Solutions can be formed from components in any physical state (solid, liquid, or gas). They are typically classified based on the state of the solvent. For example, you can have a gas dissolved in a liquid (like carbonated water), a liquid in a liquid (like vinegar in water), a solid in a liquid (like saltwater), or even a solid in a solid (like metal alloys such as brass).
5. How are the concepts of 'solution' and 'solubility' related but different?
A 'solution' is the actual mixture you create, like sugar dissolved in water. It is a general term for a homogeneous mixture. 'Solubility' is a quantitative property or a measurement that tells you *how much* sugar can possibly dissolve in the water under specific conditions to make it saturated. In short, solubility is the rule that governs the limit of a solution.
6. Why do carbonated drinks go flat faster when they are warm?
This happens because the solubility of a gas (in this case, carbon dioxide) in a liquid decreases as the temperature increases. When a carbonated drink gets warm, the dissolved CO₂ gas becomes less soluble and escapes from the liquid much more quickly. This loss of dissolved gas is what causes the drink to lose its fizz and go 'flat'.
7. Why does stirring help a solid like sugar dissolve faster in water?
Stirring does not change the total amount of sugar that can dissolve, but it greatly increases the rate of dissolving. When you add sugar, the water immediately surrounding the crystals becomes saturated quickly, slowing down the process. Stirring moves this saturated layer away and brings fresh, unsaturated solvent into contact with the sugar crystals. This allows more sugar to dissolve continuously and much faster.
8. What are colligative properties and why are they important for understanding solutions?
Colligative properties are special physical properties of solutions that depend only on the concentration of solute particles, not on the solute's identity. They are important because they explain how a solvent's physical behaviour changes when a solute is added. The main colligative properties are:
- Relative lowering of vapour pressure
- Elevation of boiling point
- Depression of freezing point
- Osmotic pressure
9. Can a solution be both saturated and dilute at the same time? Explain with an example.

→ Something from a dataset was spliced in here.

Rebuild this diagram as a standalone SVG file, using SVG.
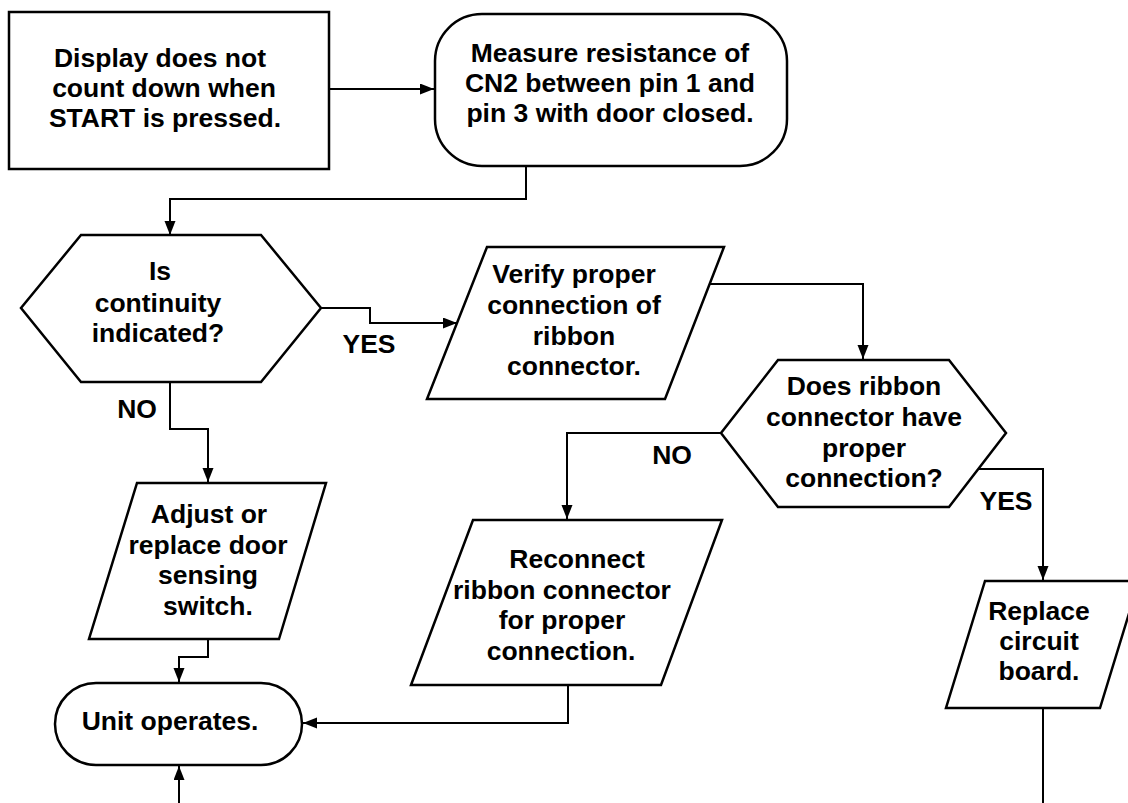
<svg xmlns="http://www.w3.org/2000/svg" width="1128" height="803" viewBox="0 0 1128 803">
<defs>
<style>
.shape{fill:#fff;stroke:#000;stroke-width:2.5;stroke-linejoin:miter}
.conn{fill:none;stroke:#000;stroke-width:2}
text{font-family:"Liberation Sans",Arial,Helvetica,sans-serif;font-weight:bold;font-size:26.5px;fill:#000;text-anchor:middle}
</style>
<marker id="arr" markerUnits="userSpaceOnUse" markerWidth="15" markerHeight="12" refX="14" refY="5.5" orient="auto">
<path d="M0,0 L14,5.5 L0,11 z" fill="#000"/>
</marker>
</defs>
<rect width="1128" height="803" fill="#fff"/>

<g id="connectors">
<path class="conn" d="M329,89 L434,89" marker-end="url(#arr)"/>
<path class="conn" d="M526,166 L526,199 L170,199 L170,235" marker-end="url(#arr)"/>
<path class="conn" d="M321,308 L370,308 L370,323 L457,323" marker-end="url(#arr)"/>
<path class="conn" d="M710,284 L863,284 L863,359" marker-end="url(#arr)"/>
<path class="conn" d="M170,382 L170,429 L208,429 L208,482" marker-end="url(#arr)"/>
<path class="conn" d="M721,433 L567,433 L567,519" marker-end="url(#arr)"/>
<path class="conn" d="M978,469 L1043,469 L1043,580" marker-end="url(#arr)"/>
<path class="conn" d="M208,639 L208,657 L179,657 L179,682" marker-end="url(#arr)"/>
<path class="conn" d="M568,685 L568,723 L303,723" marker-end="url(#arr)"/>
<path class="conn" d="M179,803 L179,766" marker-end="url(#arr)"/>
<path class="conn" d="M1043,708 L1043,803"/>
</g>

<g id="n1">
<rect class="shape" x="9" y="12" width="320" height="157"/>
<text x="160" y="67">Display does not</text>
<text x="164" y="97">count down when</text>
<text x="165" y="127">START is pressed.</text>
</g>

<g id="n2">
<rect class="shape" x="435" y="14" width="352" height="152" rx="47" ry="47"/>
<text x="610" y="62">Measure resistance of</text>
<text x="610" y="92">CN2 between pin 1 and</text>
<text x="610" y="122">pin 3 with door closed.</text>
</g>

<g id="n3">
<polygon class="shape" points="81,235 261,235 321,308 261,382 81,382 21,308"/>
<text x="160" y="280">Is</text>
<text x="158" y="312">continuity</text>
<text x="158" y="342">indicated?</text>
</g>

<g id="n4">
<polygon class="shape" points="487,247 724,247 665,399 427,399"/>
<text x="574" y="283">Verify proper</text>
<text x="574" y="314">connection of</text>
<text x="574" y="345">ribbon</text>
<text x="574" y="375">connector.</text>
</g>

<g id="n5">
<polygon class="shape" points="778,360 949,360 1006,433 949,507 778,507 721,433"/>
<text x="864" y="395">Does ribbon</text>
<text x="864" y="426">connector have</text>
<text x="864" y="457">proper</text>
<text x="864" y="487">connection?</text>
</g>

<g id="n6">
<polygon class="shape" points="137,483 326,483 279,639 89,639"/>
<text x="209" y="523">Adjust or</text>
<text x="208" y="554">replace door</text>
<text x="208" y="584">sensing</text>
<text x="208" y="615">switch.</text>
</g>

<g id="n7">
<polygon class="shape" points="473,520 722,520 661,685 411,685"/>
<text x="577" y="568">Reconnect</text>
<text x="562" y="599">ribbon connector</text>
<text x="562" y="629">for proper</text>
<text x="561" y="660">connection.</text>
</g>

<g id="n8">
<polygon class="shape" points="985,581 1139,581 1100,708 946,708"/>
<text x="1039" y="620">Replace</text>
<text x="1039" y="650">circuit</text>
<text x="1039" y="680">board.</text>
</g>

<g id="n9">
<rect class="shape" x="55" y="683" width="247" height="82" rx="41" ry="41"/>
<text x="170" y="730">Unit operates.</text>
</g>

<g id="labels">
<text x="369" y="353">YES</text>
<text x="137" y="418">NO</text>
<text x="672" y="464">NO</text>
<text x="1006" y="510">YES</text>
</g>
</svg>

Yes, a solution can be both saturated and dilute. This occurs when a substance has very low solubility. A dilute solution has a small amount of solute, while a saturated solution contains the maximum possible amount. If a substance is not very soluble, its saturation point is reached with only a tiny amount of solute. For instance, a saturated solution of silver chloride (AgCl) in water is also very dilute because so little AgCl can dissolve in the first place.